The mechanics behind the memes

Most of the meme creators rely on publicly available platforms such as DALL‑E, Stable Diffusion, and Midjourney. By feeding these models with politically charged prompts—e.g., “Trump as a superhero defending the Constitution” or “Biden’s latest blunder illustrated in a cartoon style”—they generate eye‑catching visuals that spread rapidly across Twitter, Parler, and niche forums like 4chan’s /pol/ board.

Why the strategy matters

By embedding AI‑crafted imagery into the broader propaganda ecosystem, right‑wing operatives aim to:

  • Boost engagement: Visual content outperforms plain text, driving higher shares and comments.
  • Skirt moderation: AI‑generated art can evade platform filters that target known disinformation graphics.
  • Amplify narratives: Repeated exposure to the same meme theme reinforces specific political messages in the public consciousness.

Potential repercussions

The convergence of AI technology and partisan meme production raises several concerns.
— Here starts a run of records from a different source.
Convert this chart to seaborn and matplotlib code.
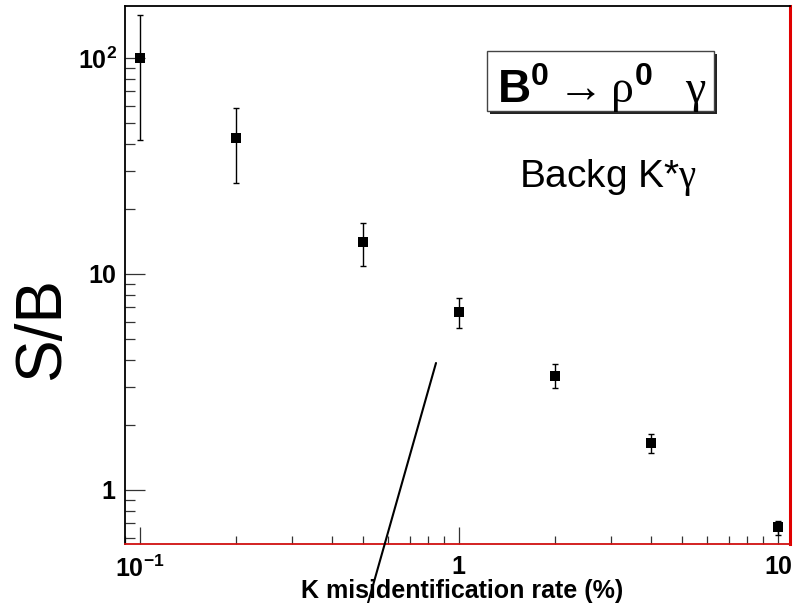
import numpy as np
import pandas as pd
import matplotlib
matplotlib.use("Agg")
import matplotlib.pyplot as plt
import seaborn as sns
from matplotlib.ticker import FixedLocator, FixedFormatter, LogLocator, NullFormatter
from matplotlib.patches import Rectangle
from matplotlib.lines import Line2D

# ---- data ----
misid_rate = [0.1, 0.2, 0.5, 1.0, 2.0, 4.0, 10.0]
s_over_b = [100.0, 42.6, 14.1, 6.67, 3.37, 1.65, 0.674]
s_over_b_hi = [158.0, 58.8, 17.2, 7.74, 3.83, 1.82, 0.718]
s_over_b_lo = [41.7, 26.4, 10.9, 5.62, 2.97, 1.48, 0.62]

x_ticks = [0.1, 1, 10]
x_tick_labels = [r"$\mathbf{10^{-1}}$", r"$\mathbf{1}$", r"$\mathbf{10}$"]
y_ticks = [1, 10, 100]
y_tick_labels = [r"$\mathbf{1}$", r"$\mathbf{10}$", r"$\mathbf{10^{2}}$"]

x_title = "K misidentification rate (%)"
y_title = "S/B"
box_title = r"$\mathbf{B}^{\mathbf{0}}\rightarrow\mathsf{\rho}^{\mathbf{0}}\;\;\;\mathsf{\gamma}$"
bkg_title = r"Backg K*$\mathsf{\gamma}$"

# ---- style ----
sns.set_style("white")
plt.rcParams['font.family'] = ['Liberation Sans', 'DejaVu Sans']
plt.rcParams['mathtext.fontset'] = 'custom'
plt.rcParams['mathtext.rm'] = 'Liberation Sans'
plt.rcParams['mathtext.bf'] = 'Liberation Sans:bold'
plt.rcParams['mathtext.it'] = 'Liberation Sans:italic'
plt.rcParams['mathtext.sf'] = 'Liberation Serif'
for k in ['text.color', 'axes.labelcolor', 'xtick.color', 'ytick.color']:
    plt.rcParams[k] = 'black'

W, H = 794, 603
fig = plt.figure(figsize=(W / 100, H / 100), dpi=100)
fig.patch.set_facecolor("white")
L, R, T, B = 125, 790, 6, 544
ax = fig.add_axes([L / W, 1 - B / H, (R - L) / W, (B - T) / H])
ax.set_facecolor("white")

df = pd.DataFrame({"rate": misid_rate, "sb": s_over_b,
                   "hi": s_over_b_hi, "lo": s_over_b_lo})

ax.set_xscale("log")
ax.set_yscale("log")
ax.errorbar(df["rate"], df["sb"],
            yerr=[df["sb"] - df["lo"], df["hi"] - df["sb"]],
            fmt="none", ecolor="black", elinewidth=1.0, capsize=2, capthick=1.0,
            zorder=2)
sns.scatterplot(data=df, x="rate", y="sb", marker="s", color="black",
                edgecolor="black", s=48, linewidth=0, ax=ax, zorder=3, legend=False)

ax.set_xlim(0.0897, 10.9)
ax.set_ylim(0.562, 174)

ax.xaxis.set_major_locator(FixedLocator(x_ticks))
ax.xaxis.set_major_formatter(FixedFormatter(x_tick_labels))
ax.yaxis.set_major_locator(FixedLocator(y_ticks))
ax.yaxis.set_major_formatter(FixedFormatter(y_tick_labels))
ax.xaxis.set_minor_locator(LogLocator(base=10, subs=np.arange(2, 10), numticks=20))
ax.yaxis.set_minor_locator(LogLocator(base=10, subs=np.arange(2, 10), numticks=20))
ax.xaxis.set_minor_formatter(NullFormatter())
ax.yaxis.set_minor_formatter(NullFormatter())

ax.tick_params(axis="x", which="major", direction="in", length=12, width=0.9,
               color="#333333", labelcolor="black", labelsize=18, pad=8,
               bottom=True, top=False)
ax.tick_params(axis="x", which="minor", direction="in", length=6, width=0.9,
               color="#333333", bottom=True, top=False)
ax.tick_params(axis="y", which="major", direction="in", length=14.5, width=0.9,
               color="#333333", labelcolor="black", labelsize=18, pad=6,
               left=True, right=False)
ax.tick_params(axis="y", which="minor", direction="in", length=7.2, width=0.9,
               color="#333333", left=True, right=False)
ax.set_xlabel("")
ax.set_ylabel("")

for side in ["left", "top"]:
    ax.spines[side].set_color("black")
    ax.spines[side].set_linewidth(1.3)
ax.spines["bottom"].set_color("#d01010")
ax.spines["bottom"].set_linewidth(1.3)
ax.spines["right"].set_color("#e00000")
ax.spines["right"].set_linewidth(2.2)

# axis titles
fig.text(462 / W, 1 - 598 / H, x_title, ha="center", va="baseline",
         fontsize=18, fontweight="bold", color="black")
fig.text(42 / W, 1 - 328 / H, y_title, ha="center", va="center",
         rotation=90, fontsize=46, color="black")

# title box with shadow
bx0, by0, bx1, by1 = 487, 51, 714, 111
fig.add_artist(Rectangle(((bx0 + 3) / W, 1 - (by1 + 3) / H), (bx1 - bx0) / W,
                         (by1 - by0) / H, transform=fig.transFigure,
                         facecolor="#222222", edgecolor="none", zorder=4))
fig.add_artist(Rectangle((bx0 / W, 1 - by1 / H), (bx1 - bx0) / W,
                         (by1 - by0) / H, transform=fig.transFigure,
                         facecolor="white", edgecolor="#444444", linewidth=1.0,
                         zorder=5))
fig.text(602 / W, 1 - 103 / H, box_title, ha="center", va="baseline",
         fontsize=33, zorder=6, color="black")
fig.text(608 / W, 1 - 187 / H, bkg_title, ha="center", va="baseline",
         fontsize=28, zorder=6, color="black")

# pointer line
fig.add_artist(Line2D([436 / W, 368 / W], [1 - 363 / H, 1 - 603 / H],
                      transform=fig.transFigure, color="black", linewidth=1.5,
                      zorder=6))

fig.savefig("out.png", dpi=100, facecolor="white")
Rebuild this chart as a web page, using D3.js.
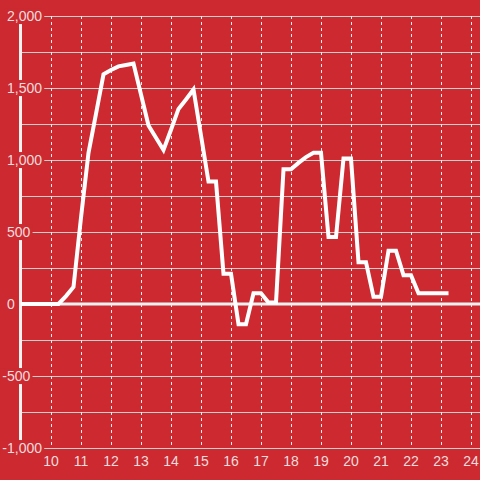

Critics warn that the ease of creating persuasive, yet misleading, visuals could deepen political polarization and make it harder for users to discern fact from fabrication. “When a former president starts sharing AI memes, it normalizes a new wave of digitally engineered propaganda,” said a media‑ethics scholar at Columbia University.

Looking ahead

As AI tools become more accessible and sophisticated, the line between grassroots creativity and orchestrated disinformation is likely to blur further. Observers suggest that monitoring the use of these technologies will be essential for platforms, policymakers, and the public alike, especially if high‑profile figures continue to amplify content that originated in fringe online circles.